TO BE DONE: Set the listing down again in full, word for word, with the pictures left out.

DATA LINES:
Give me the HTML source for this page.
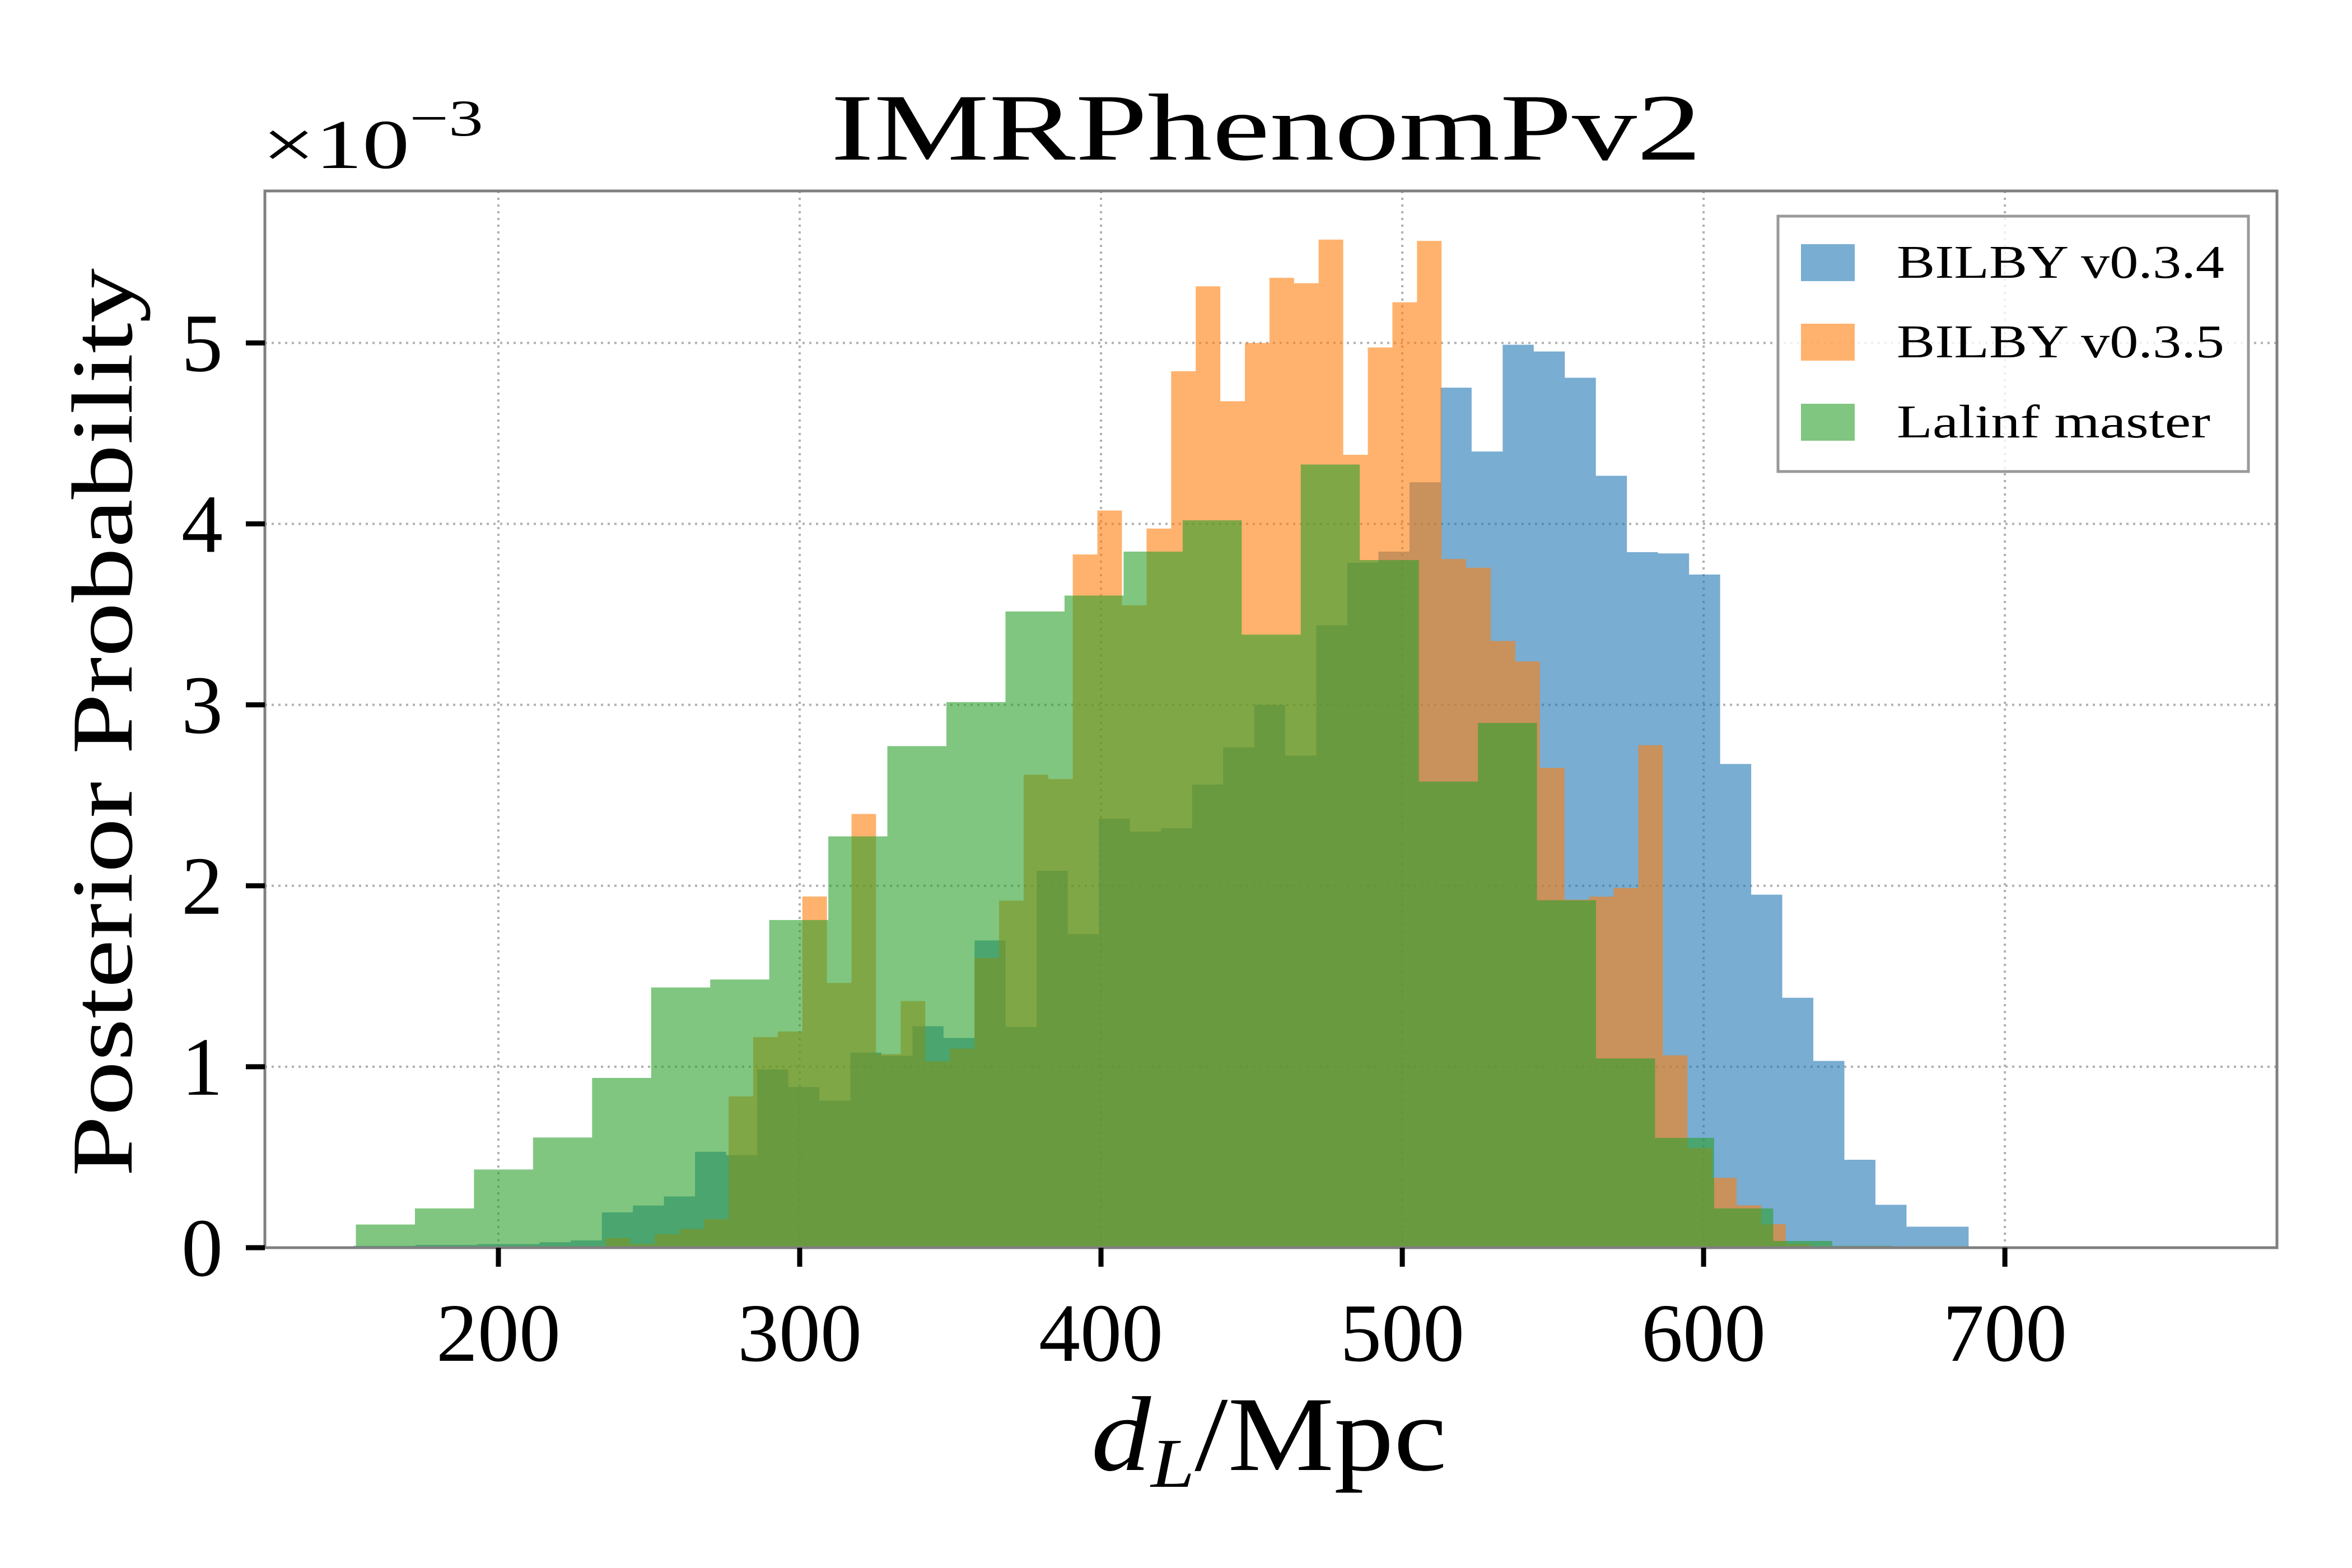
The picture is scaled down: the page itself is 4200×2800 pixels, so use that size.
<!DOCTYPE html>
<html><head><meta charset="utf-8">
<style>
html,body{margin:0;padding:0;background:#fff;}
svg{display:block;}
text{font-family:"Liberation Serif","DejaVu Serif",serif;fill:#000;}
</style></head>
<body>
<svg id="chart" width="4200" height="2800" viewBox="0 0 4200 2800" xmlns="http://www.w3.org/2000/svg">
  <rect x="0" y="0" width="4200" height="2800" fill="#fff"/>
  <g id="grid"></g>
  <g id="bars"></g>
  <g id="axes"></g>
  <text x="2261" y="285" font-size="170" text-anchor="middle" textLength="1555" lengthAdjust="spacingAndGlyphs">IMRPhenomPv2</text>
  <text x="468" y="300" font-size="125" textLength="395" lengthAdjust="spacingAndGlyphs">×10<tspan dy="-58" font-size="92">−3</tspan></text>
  <text transform="translate(235,1290) rotate(-90)" font-size="155" text-anchor="middle" textLength="1622" lengthAdjust="spacingAndGlyphs">Posterior Probability</text>
  <text x="2266" y="2625" font-size="190" text-anchor="middle" textLength="635" lengthAdjust="spacingAndGlyphs"><tspan font-style="italic">d</tspan><tspan font-style="italic" font-size="125" dy="30">L</tspan><tspan dy="-30">/Mpc</tspan></text>
  <g id="legend">
    <rect x="3175" y="386" width="840" height="456" fill="#fff" fill-opacity="0.8" stroke="#999" stroke-width="5"/>
  </g>
</svg>
<script>
// ---- data ----
const blueStart = 151.85, blueWidth = 10.31;
const blueValues = [0.01,0.01,0.015,0.015,0.02,0.02,0.03,0.04,0.195,0.233,0.283,0.53,0.512,0.985,0.888,0.813,1.078,1.06,1.224,1.159,1.698,1.22,2.083,1.733,2.372,2.30,2.318,2.56,2.765,3.0,2.72,3.44,3.785,3.847,4.23,4.753,4.40,4.99,4.953,4.808,4.266,3.844,3.837,3.72,2.673,1.951,1.381,1.032,0.486,0.237,0.116,0.116];
const orangeStart = 235.6, orangeWidth = 8.16;
const orangeValues = [0.053,0.02,0.075,0.103,0.158,0.836,1.164,1.195,1.941,1.463,2.397,1.07,1.363,1.03,1.1,1.6,1.918,2.614,2.59,3.831,4.074,3.55,3.974,4.844,5.313,4.678,5.0,5.36,5.33,5.571,4.382,4.975,5.225,5.564,3.806,3.758,3.353,3.24,2.652,1.923,1.94,1.988,2.777,1.063,0.55,0.386,0.234,0.13,0.02];
const greenStart = 152.7, greenWidth = 19.6;
const greenValues = [0.128,0.217,0.432,0.609,0.938,1.438,1.482,1.811,2.273,2.772,3.015,3.516,3.604,3.847,4.020,3.388,4.328,3.80,2.576,2.90,1.92,1.046,0.607,0.217,0.037,0.01];
const xTicks = [200,300,400,500,600,700];
const yTicks = [0,1,2,3,4,5];
const seriesNames = ["BILBY v0.3.4","BILBY v0.3.5","Lalinf master"];

// ---- axes ----
const PL=473, PR=4066, PT=341, PB=2228;
const xMin=122.5, xMax=790.3, yMin=0, yMax=5.84;
function xs(v){return PL+(v-xMin)/(xMax-xMin)*(PR-PL);}
function ys(v){return PB-(v-yMin)/(yMax-yMin)*(PB-PT);}
const NS="http://www.w3.org/2000/svg";
function mk(tag,attrs,parent){const e=document.createElementNS(NS,tag);for(const k in attrs)e.setAttribute(k,attrs[k]);parent.appendChild(e);return e;}

const grid=document.getElementById('grid');
xTicks.forEach(t=>{
  const l=mk('line',{x1:xs(t),x2:xs(t),y1:PT,y2:PB,stroke:'#b0b0b0','stroke-width':4,'stroke-dasharray':'4 8'},grid);
  
  
});
yTicks.forEach(t=>{
  const l=mk('line',{x1:PL,x2:PR,y1:ys(t),y2:ys(t),stroke:'#b0b0b0','stroke-width':4,'stroke-dasharray':'4 8'},grid);
  
  
});

const bars=document.getElementById('bars');
function drawSeries(start,width,vals,color,name){
  let d='M'+xs(start)+','+PB;
  vals.forEach((v,i)=>{
    d+=' L'+xs(start+i*width)+','+ys(v)+' L'+xs(start+(i+1)*width)+','+ys(v);
  });
  d+=' L'+xs(start+vals.length*width)+','+PB+' Z';
  const p=mk('path',{d:d,fill:color,'fill-opacity':0.6},bars);
  
  
}
drawSeries(blueStart,blueWidth,blueValues,'#1f77b4','bilby-v034');
drawSeries(orangeStart,orangeWidth,orangeValues,'#ff7f0e','bilby-v035');
drawSeries(greenStart,greenWidth,greenValues,'#2ca02c','lalinf-master');

const axes=document.getElementById('axes');
const frame=mk('rect',{x:PL,y:PT,width:PR-PL,height:PB-PT,fill:'none',stroke:'#808080','stroke-width':5},axes);


xTicks.forEach(t=>{
  const tk=mk('line',{x1:xs(t),x2:xs(t),y1:PB,y2:PB+34,stroke:'#000','stroke-width':9},axes);
  
  
  const tx=mk('text',{x:xs(t),y:2430,'font-size':148,'text-anchor':'middle'},axes);
  tx.textContent=t;
  
  
});
yTicks.forEach(t=>{
  const tk=mk('line',{x1:PL-34,x2:PL,y1:ys(t),y2:ys(t),stroke:'#000','stroke-width':9},axes);
  
  
  const tx=mk('text',{x:398,y:ys(t)+50,'font-size':148,'text-anchor':'end'},axes);
  tx.textContent=t;
  
  
});

const legend=document.getElementById('legend');
const legColors=['#1f77b4','#ff7f0e','#2ca02c'];
const legY=[469,611,754];
seriesNames.forEach((n,i)=>{
  const p=mk('rect',{x:3216,y:legY[i]-33,width:96,height:66,fill:legColors[i],'fill-opacity':0.6},legend);
  
  
  const t=mk('text',{x:3387,y:legY[i]+27,'font-size':84,textLength:[585,585,560][i],lengthAdjust:'spacingAndGlyphs'},legend);
  t.textContent=n;
  
  
});
</script>
</body></html>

REPLY TO THE TASK:
Give me the HTML source for this page.
The picture is scaled down: the page itself is 4200×2800 pixels, so use that size.
<!DOCTYPE html>
<html><head><meta charset="utf-8">
<style>
html,body{margin:0;padding:0;background:#fff;}
svg{display:block;}
text{font-family:"Liberation Serif","DejaVu Serif",serif;fill:#000;}
</style></head>
<body>
<svg id="chart" width="4200" height="2800" viewBox="0 0 4200 2800" xmlns="http://www.w3.org/2000/svg">
  <rect x="0" y="0" width="4200" height="2800" fill="#fff"/>
  <g id="grid"></g>
  <g id="bars"></g>
  <g id="axes"></g>
  <text x="2261" y="285" font-size="170" text-anchor="middle" textLength="1555" lengthAdjust="spacingAndGlyphs">IMRPhenomPv2</text>
  <text x="468" y="300" font-size="125" textLength="395" lengthAdjust="spacingAndGlyphs">×10<tspan dy="-58" font-size="92">−3</tspan></text>
  <text transform="translate(235,1290) rotate(-90)" font-size="155" text-anchor="middle" textLength="1622" lengthAdjust="spacingAndGlyphs">Posterior Probability</text>
  <text x="2266" y="2625" font-size="190" text-anchor="middle" textLength="635" lengthAdjust="spacingAndGlyphs"><tspan font-style="italic">d</tspan><tspan font-style="italic" font-size="125" dy="30">L</tspan><tspan dy="-30">/Mpc</tspan></text>
  <g id="legend">
    <rect x="3175" y="386" width="840" height="456" fill="#fff" fill-opacity="0.8" stroke="#999" stroke-width="5"/>
  </g>
</svg>
<script>
// ---- data ----
const blueStart = 151.85, blueWidth = 10.31;
const blueValues = [0.01,0.01,0.015,0.015,0.02,0.02,0.03,0.04,0.195,0.233,0.283,0.53,0.512,0.985,0.888,0.813,1.078,1.06,1.224,1.159,1.698,1.22,2.083,1.733,2.372,2.30,2.318,2.56,2.765,3.0,2.72,3.44,3.785,3.847,4.23,4.753,4.40,4.99,4.953,4.808,4.266,3.844,3.837,3.72,2.673,1.951,1.381,1.032,0.486,0.237,0.116,0.116];
const orangeStart = 235.6, orangeWidth = 8.16;
const orangeValues = [0.053,0.02,0.075,0.103,0.158,0.836,1.164,1.195,1.941,1.463,2.397,1.07,1.363,1.03,1.1,1.6,1.918,2.614,2.59,3.831,4.074,3.55,3.974,4.844,5.313,4.678,5.0,5.36,5.33,5.571,4.382,4.975,5.225,5.564,3.806,3.758,3.353,3.24,2.652,1.923,1.94,1.988,2.777,1.063,0.55,0.386,0.234,0.13,0.02];
const greenStart = 152.7, greenWidth = 19.6;
const greenValues = [0.128,0.217,0.432,0.609,0.938,1.438,1.482,1.811,2.273,2.772,3.015,3.516,3.604,3.847,4.020,3.388,4.328,3.80,2.576,2.90,1.92,1.046,0.607,0.217,0.037,0.01];
const xTicks = [200,300,400,500,600,700];
const yTicks = [0,1,2,3,4,5];
const seriesNames = ["BILBY v0.3.4","BILBY v0.3.5","Lalinf master"];

// ---- axes ----
const PL=473, PR=4066, PT=341, PB=2228;
const xMin=122.5, xMax=790.3, yMin=0, yMax=5.84;
function xs(v){return PL+(v-xMin)/(xMax-xMin)*(PR-PL);}
function ys(v){return PB-(v-yMin)/(yMax-yMin)*(PB-PT);}
const NS="http://www.w3.org/2000/svg";
function mk(tag,attrs,parent){const e=document.createElementNS(NS,tag);for(const k in attrs)e.setAttribute(k,attrs[k]);parent.appendChild(e);return e;}

const grid=document.getElementById('grid');
xTicks.forEach(t=>{
  const l=mk('line',{x1:xs(t),x2:xs(t),y1:PT,y2:PB,stroke:'#b0b0b0','stroke-width':4,'stroke-dasharray':'4 8'},grid);
  
  
});
yTicks.forEach(t=>{
  const l=mk('line',{x1:PL,x2:PR,y1:ys(t),y2:ys(t),stroke:'#b0b0b0','stroke-width':4,'stroke-dasharray':'4 8'},grid);
  
  
});

const bars=document.getElementById('bars');
function drawSeries(start,width,vals,color,name){
  let d='M'+xs(start)+','+PB;
  vals.forEach((v,i)=>{
    d+=' L'+xs(start+i*width)+','+ys(v)+' L'+xs(start+(i+1)*width)+','+ys(v);
  });
  d+=' L'+xs(start+vals.length*width)+','+PB+' Z';
  const p=mk('path',{d:d,fill:color,'fill-opacity':0.6},bars);
  
  
}
drawSeries(blueStart,blueWidth,blueValues,'#1f77b4','bilby-v034');
drawSeries(orangeStart,orangeWidth,orangeValues,'#ff7f0e','bilby-v035');
drawSeries(greenStart,greenWidth,greenValues,'#2ca02c','lalinf-master');

const axes=document.getElementById('axes');
const frame=mk('rect',{x:PL,y:PT,width:PR-PL,height:PB-PT,fill:'none',stroke:'#808080','stroke-width':5},axes);


xTicks.forEach(t=>{
  const tk=mk('line',{x1:xs(t),x2:xs(t),y1:PB,y2:PB+34,stroke:'#000','stroke-width':9},axes);
  
  
  const tx=mk('text',{x:xs(t),y:2430,'font-size':148,'text-anchor':'middle'},axes);
  tx.textContent=t;
  
  
});
yTicks.forEach(t=>{
  const tk=mk('line',{x1:PL-34,x2:PL,y1:ys(t),y2:ys(t),stroke:'#000','stroke-width':9},axes);
  
  
  const tx=mk('text',{x:398,y:ys(t)+50,'font-size':148,'text-anchor':'end'},axes);
  tx.textContent=t;
  
  
});

const legend=document.getElementById('legend');
const legColors=['#1f77b4','#ff7f0e','#2ca02c'];
const legY=[469,611,754];
seriesNames.forEach((n,i)=>{
  const p=mk('rect',{x:3216,y:legY[i]-33,width:96,height:66,fill:legColors[i],'fill-opacity':0.6},legend);
  
  
  const t=mk('text',{x:3387,y:legY[i]+27,'font-size':84,textLength:[585,585,560][i],lengthAdjust:'spacingAndGlyphs'},legend);
  t.textContent=n;
  
  
});
</script>
</body></html>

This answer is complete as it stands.